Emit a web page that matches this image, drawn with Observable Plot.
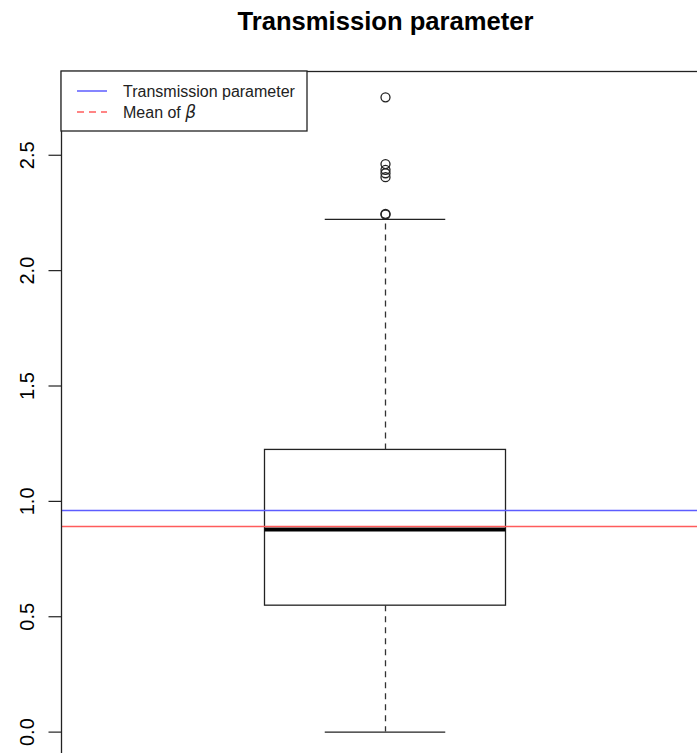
<!DOCTYPE html>
<html>
<head>
<meta charset="utf-8">
<script src="https://cdn.jsdelivr.net/npm/d3@7"></script>
<script src="https://cdn.jsdelivr.net/npm/@observablehq/plot@0.6"></script>
<style>
  html, body { margin: 0; padding: 0; background: white; }
  #chart svg { display: block; }
</style>
</head>
<body>
<div id="chart"></div>
<script>
// Summary of the posterior draws of the transmission parameter (beta)
const titleText = "Transmission parameter";
const boxPositions = [1];
const lowerWhisker = [0.0];
const lowerQuartile = [0.548];
const medianValue = [0.878];
const upperQuartile = [1.223];
const upperWhisker = [2.222];
const outlierValues = [2.751, 2.462, 2.437, 2.422, 2.405, 2.246, 2.243];
const trueBeta = [0.960];
const meanBeta = [0.891];
const yTicks = [0, 0.5, 1, 1.5, 2, 2.5];
const legendLabels = ["Transmission parameter", "Mean of "];

const boxes = boxPositions.map((pos, i) => ({
  pos,
  lo: lowerWhisker[i],
  q1: lowerQuartile[i],
  med: medianValue[i],
  q3: upperQuartile[i],
  hi: upperWhisker[i]
}));
const outliers = outlierValues.map(v => ({pos: boxPositions[0], value: v}));

const halfBox = 0.4;
const halfCap = 0.2;
const blue = "#5c5cff";
const red = "#ff5c5c";

// Legend drawn in the top-left corner of the plot frame
function legend(index, scales, values, dim) {
  const g = d3.create("svg:g");
  const x0 = dim.marginLeft, y0 = dim.marginTop;
  g.append("rect")
    .attr("x", x0).attr("y", y0).attr("width", 246).attr("height", 60)
    .attr("fill", "white").attr("stroke", "#222").attr("stroke-width", 1.3);
  const rows = [
    {color: blue, dash: null, y: 20, label: legendLabels[0]},
    {color: red, dash: "7,5", y: 41, label: legendLabels[1]}
  ];
  rows.forEach((r, i) => {
    g.append("line")
      .attr("x1", x0 + 16).attr("x2", x0 + 46)
      .attr("y1", y0 + r.y).attr("y2", y0 + r.y)
      .attr("stroke", r.color).attr("stroke-width", 1.5)
      .attr("stroke-dasharray", r.dash);
    const t = g.append("text")
      .attr("x", x0 + 62).attr("y", y0 + r.y + 5.8)
      .attr("text-anchor", "start")
      .attr("font-size", 16)
      .attr("fill", "#222")
      .text(r.label);
    if (i === 1) {
      t.append("tspan").attr("font-style", "italic")
        .attr("font-family", "'DejaVu Sans', sans-serif").attr("font-size", 17).text("β");
    }
  });
  return g.node();
}

const chart = Plot.plot({
  width: 697,
  height: 753,
  marginLeft: 61,
  marginTop: 71,
  marginRight: -12,
  marginBottom: -4,
  style: {fontFamily: "'Liberation Sans', Arial, sans-serif", fontSize: "20px", color: "black", background: "white"},
  x: {domain: [-0.0755, 2.0755], axis: null},
  y: {domain: [-0.11, 2.863]},
  marks: [
    // box
    Plot.rect(boxes, {x1: d => d.pos - halfBox, x2: d => d.pos + halfBox, y1: "q1", y2: "q3", fill: "none", stroke: "#222", strokeWidth: 1.3}),
    // whiskers
    Plot.ruleX(boxes, {x: "pos", y1: "q3", y2: "hi", stroke: "#333", strokeWidth: 1.3, strokeDasharray: "6,5"}),
    Plot.ruleX(boxes, {x: "pos", y1: "q1", y2: "lo", stroke: "#333", strokeWidth: 1.3, strokeDasharray: "6,5"}),
    // whisker caps
    Plot.ruleY(boxes, {y: "hi", x1: d => d.pos - halfCap, x2: d => d.pos + halfCap, stroke: "#222", strokeWidth: 1.3}),
    Plot.ruleY(boxes, {y: "lo", x1: d => d.pos - halfCap, x2: d => d.pos + halfCap, stroke: "#222", strokeWidth: 1.3}),
    // outliers
    Plot.dot(outliers, {x: "pos", y: "value", r: 4.5, stroke: "#222", strokeWidth: 1.3, fill: "none"}),
    // median
    Plot.ruleY(boxes, {y: "med", x1: d => d.pos - halfBox, x2: d => d.pos + halfBox, stroke: "black", strokeWidth: 4}),
    // reference lines
    Plot.ruleY(trueBeta, {stroke: blue, strokeWidth: 1.5}),
    Plot.ruleY(meanBeta, {stroke: red, strokeWidth: 1.5}),
    Plot.frame({stroke: "#222", strokeWidth: 1.3}),
    Plot.axisY(yTicks, {
      tickSize: 12.5, tickRotate: -90, tickPadding: 15.5, fontSize: 20,
      tickFormat: d3.format(".1f"), label: null, stroke: "#222", strokeWidth: 1.2
    }),
    Plot.text([titleText], {frameAnchor: "top", dy: -41.5, lineAnchor: "bottom", fontWeight: "bold", fontSize: 25.6}),
    legend
  ]
});
document.getElementById("chart").appendChild(chart);
</script>
</body>
</html>
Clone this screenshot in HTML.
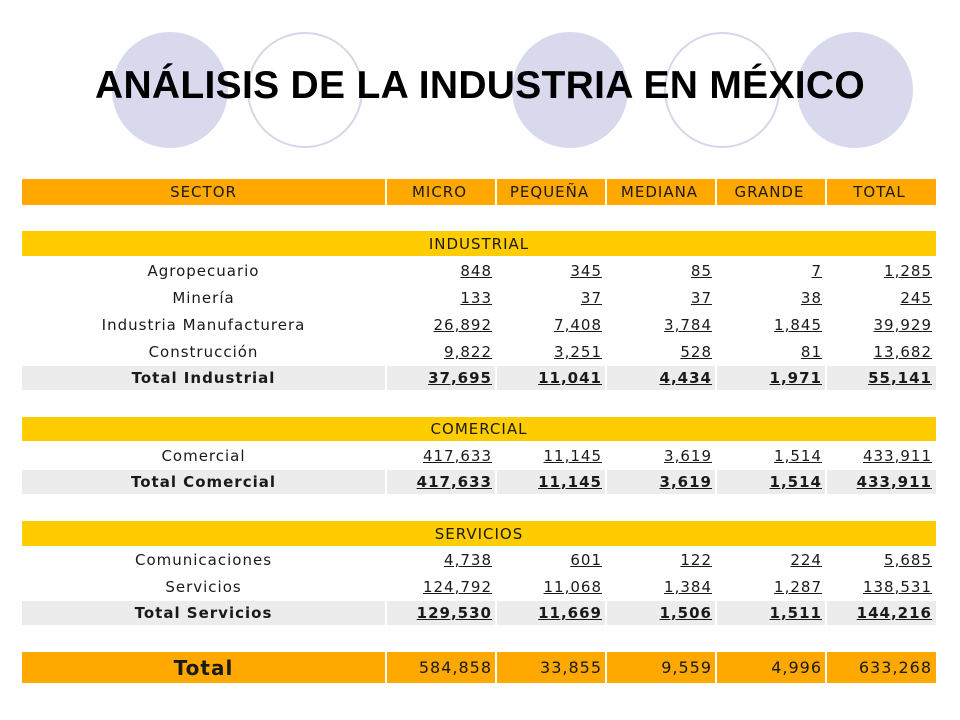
▬▬▬▬▬▬
■ **To be done**
Reproduce the material above in full and without alteration, but skip all pictures.

■ **Answer for this exercise**
Emit a web page that matches this image, drawn with Observable Plot.
<!DOCTYPE html>
<html>
<head>
<meta charset="utf-8">
<script src="https://cdn.jsdelivr.net/npm/d3@7"></script>
<script src="https://cdn.jsdelivr.net/npm/@observablehq/plot@0.6"></script>
<style>
  html, body { margin: 0; padding: 0; background: white; }
  #chart svg { display: block; }
</style>
</head>
<body>
<div id="chart"></div>
<script>
// Summary of the posterior draws of the transmission parameter (beta)
const titleText = "Transmission parameter";
const boxPositions = [1];
const lowerWhisker = [0.0];
const lowerQuartile = [0.548];
const medianValue = [0.878];
const upperQuartile = [1.223];
const upperWhisker = [2.222];
const outlierValues = [2.751, 2.462, 2.437, 2.422, 2.405, 2.246, 2.243];
const trueBeta = [0.960];
const meanBeta = [0.891];
const yTicks = [0, 0.5, 1, 1.5, 2, 2.5];
const legendLabels = ["Transmission parameter", "Mean of "];

const boxes = boxPositions.map((pos, i) => ({
  pos,
  lo: lowerWhisker[i],
  q1: lowerQuartile[i],
  med: medianValue[i],
  q3: upperQuartile[i],
  hi: upperWhisker[i]
}));
const outliers = outlierValues.map(v => ({pos: boxPositions[0], value: v}));

const halfBox = 0.4;
const halfCap = 0.2;
const blue = "#5c5cff";
const red = "#ff5c5c";

// Legend drawn in the top-left corner of the plot frame
function legend(index, scales, values, dim) {
  const g = d3.create("svg:g");
  const x0 = dim.marginLeft, y0 = dim.marginTop;
  g.append("rect")
    .attr("x", x0).attr("y", y0).attr("width", 246).attr("height", 60)
    .attr("fill", "white").attr("stroke", "#222").attr("stroke-width", 1.3);
  const rows = [
    {color: blue, dash: null, y: 20, label: legendLabels[0]},
    {color: red, dash: "7,5", y: 41, label: legendLabels[1]}
  ];
  rows.forEach((r, i) => {
    g.append("line")
      .attr("x1", x0 + 16).attr("x2", x0 + 46)
      .attr("y1", y0 + r.y).attr("y2", y0 + r.y)
      .attr("stroke", r.color).attr("stroke-width", 1.5)
      .attr("stroke-dasharray", r.dash);
    const t = g.append("text")
      .attr("x", x0 + 62).attr("y", y0 + r.y + 5.8)
      .attr("text-anchor", "start")
      .attr("font-size", 16)
      .attr("fill", "#222")
      .text(r.label);
    if (i === 1) {
      t.append("tspan").attr("font-style", "italic")
        .attr("font-family", "'DejaVu Sans', sans-serif").attr("font-size", 17).text("β");
    }
  });
  return g.node();
}

const chart = Plot.plot({
  width: 697,
  height: 753,
  marginLeft: 61,
  marginTop: 71,
  marginRight: -12,
  marginBottom: -4,
  style: {fontFamily: "'Liberation Sans', Arial, sans-serif", fontSize: "20px", color: "black", background: "white"},
  x: {domain: [-0.0755, 2.0755], axis: null},
  y: {domain: [-0.11, 2.863]},
  marks: [
    // box
    Plot.rect(boxes, {x1: d => d.pos - halfBox, x2: d => d.pos + halfBox, y1: "q1", y2: "q3", fill: "none", stroke: "#222", strokeWidth: 1.3}),
    // whiskers
    Plot.ruleX(boxes, {x: "pos", y1: "q3", y2: "hi", stroke: "#333", strokeWidth: 1.3, strokeDasharray: "6,5"}),
    Plot.ruleX(boxes, {x: "pos", y1: "q1", y2: "lo", stroke: "#333", strokeWidth: 1.3, strokeDasharray: "6,5"}),
    // whisker caps
    Plot.ruleY(boxes, {y: "hi", x1: d => d.pos - halfCap, x2: d => d.pos + halfCap, stroke: "#222", strokeWidth: 1.3}),
    Plot.ruleY(boxes, {y: "lo", x1: d => d.pos - halfCap, x2: d => d.pos + halfCap, stroke: "#222", strokeWidth: 1.3}),
    // outliers
    Plot.dot(outliers, {x: "pos", y: "value", r: 4.5, stroke: "#222", strokeWidth: 1.3, fill: "none"}),
    // median
    Plot.ruleY(boxes, {y: "med", x1: d => d.pos - halfBox, x2: d => d.pos + halfBox, stroke: "black", strokeWidth: 4}),
    // reference lines
    Plot.ruleY(trueBeta, {stroke: blue, strokeWidth: 1.5}),
    Plot.ruleY(meanBeta, {stroke: red, strokeWidth: 1.5}),
    Plot.frame({stroke: "#222", strokeWidth: 1.3}),
    Plot.axisY(yTicks, {
      tickSize: 12.5, tickRotate: -90, tickPadding: 15.5, fontSize: 20,
      tickFormat: d3.format(".1f"), label: null, stroke: "#222", strokeWidth: 1.2
    }),
    Plot.text([titleText], {frameAnchor: "top", dy: -41.5, lineAnchor: "bottom", fontWeight: "bold", fontSize: 25.6}),
    legend
  ]
});
document.getElementById("chart").appendChild(chart);
</script>
</body>
</html>
Clone this screenshot in HTML.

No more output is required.